C’est dans ce même salon que le fauvisme avait fait ses premiers pas, provoquant un véritable scandale. Diaghilev concentre d’abord son activité sur la peinture, puis l’oriente vers la musique avant de se consacrer en majeure partie à la danse. Ce choix tient notamment à des raisons financières, puisque les danseurs étaient moins chers à produire que les chanteurs.
C’est ainsi qu’en 1907, plusieurs membres du Mir Iskousstva, dont Diaghilev et le peintre Léon Bakst, fondent les Ballets russes, troupe de danseurs novatrice qui marquera à jamais le ballet classique. Diaghilev en devient très vite le moteur passionné. C’est le début d’une grande aventure à travers l’Europe et au-delà…
Les premiers pas des Ballets russes
Et le voilà parti, deux ans plus tard, avec une troupe de danseurs pour la première saison des danses russes à Paris. Cette troupe, embryon des Ballets russes, est composée de danseurs de formation classique que le flair de Diaghilev et de ses amis a repérés au théâtre Marinskii de Saint-Pétersbourg et du Bolchoï de Moscou. En voyage à Paris pour leurs vacances d’été, ces danseurs se retrouvent bien vite sur les planches et s’apprêtent à étonner le public parisien.
Michel Fokine, alors âgé de 29 ans, s’est embarqué avec Diaghilev dans l’aventure. C’est lui qui chorégraphie pour cette première tournée les Danses polovstiennes – extraites du Prince Igor, sur la musique du compositeur Alexandre Borodine. La première a lieu au Théâtre du Châtelet. C’est une révélation.
L’imaginaire des steppes, élément fondateur de l’identité russe que cherche à forger Diaghilev, débarque dans la capitale. Les costumes du ballet sont élaborés à partir de tissus venus spécialement d’Ouzbékistan, inspirés de vêtements russes du XIIe siècle. C’est le peintre Nicolas Roerich, membre du Mir Iskousstva que Diaghilev avait rencontré à Paris, qui est chargé de les concevoir, de même que les décors.

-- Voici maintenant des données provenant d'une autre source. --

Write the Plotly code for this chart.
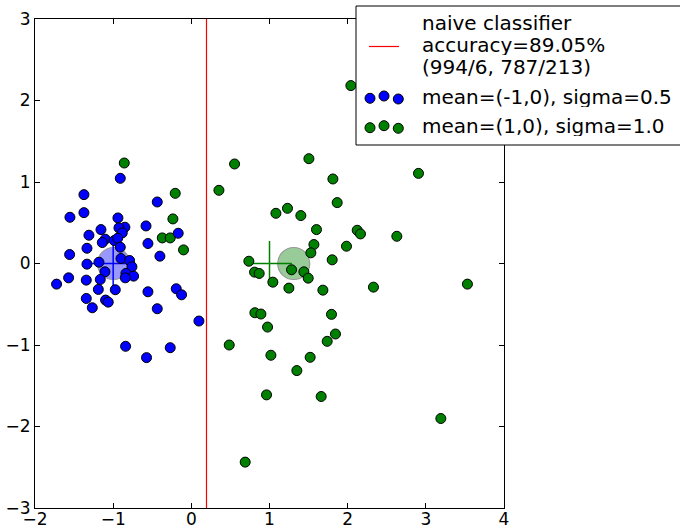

Les ballets de Diaghilev modernisent la danse
Alors que les journaux français, à la veille des premières représentations des Ballets russes, avaient anticipé un « art barbare », le beau monde parisien découvre ce surprenant mélange entre barbarie et extrême raffinement. Ils se laissent séduire. Il faut dire qu’à cette époque, la danse classique commençait sérieusement à s’empoussiérer en France ! Consistant à présenter des scènes de danse au cours des opéras afin de raviver le regard d’un public qu’on imaginait probablement somnolent, elle avait perdu tout son prestige.

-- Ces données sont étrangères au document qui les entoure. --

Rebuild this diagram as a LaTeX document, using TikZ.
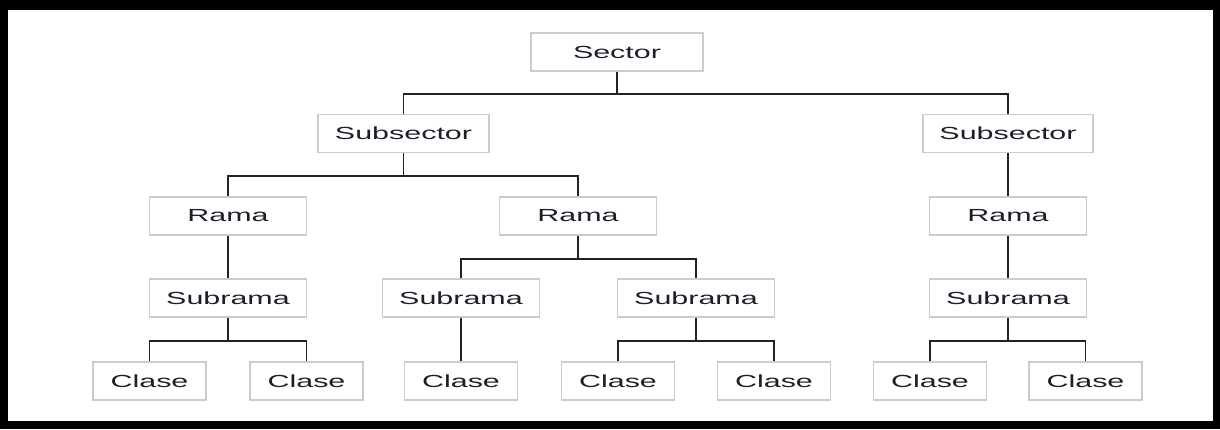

Le succès phénoménal des Ballets russes encourage notre bienheureux Diaghilev à continuer dans cette voie. En 1911, on peut affirmer que la sauce a bien pris en Europe occidentale.

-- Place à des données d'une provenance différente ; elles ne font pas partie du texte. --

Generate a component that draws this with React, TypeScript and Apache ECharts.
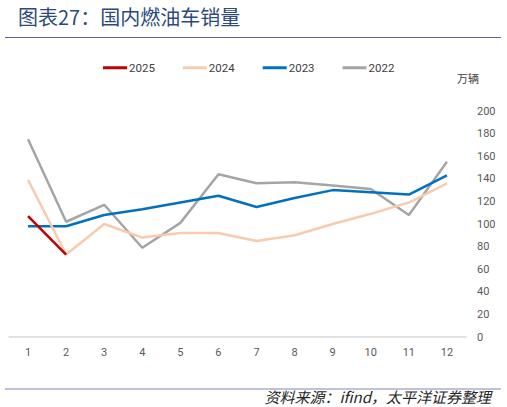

Cependant, elle n’est pas tout à fait du goût du Ballet impérial, et Diaghilev décide de couper les ponts avec l’institution pour faire de ses propres Ballets une troupe privée et indépendante, débauchant ainsi plusieurs danseurs comme le fameux Nijinski. Au gré de ses tournées, la troupe se fixe à Monte-Carlo, à Paris et à Londres.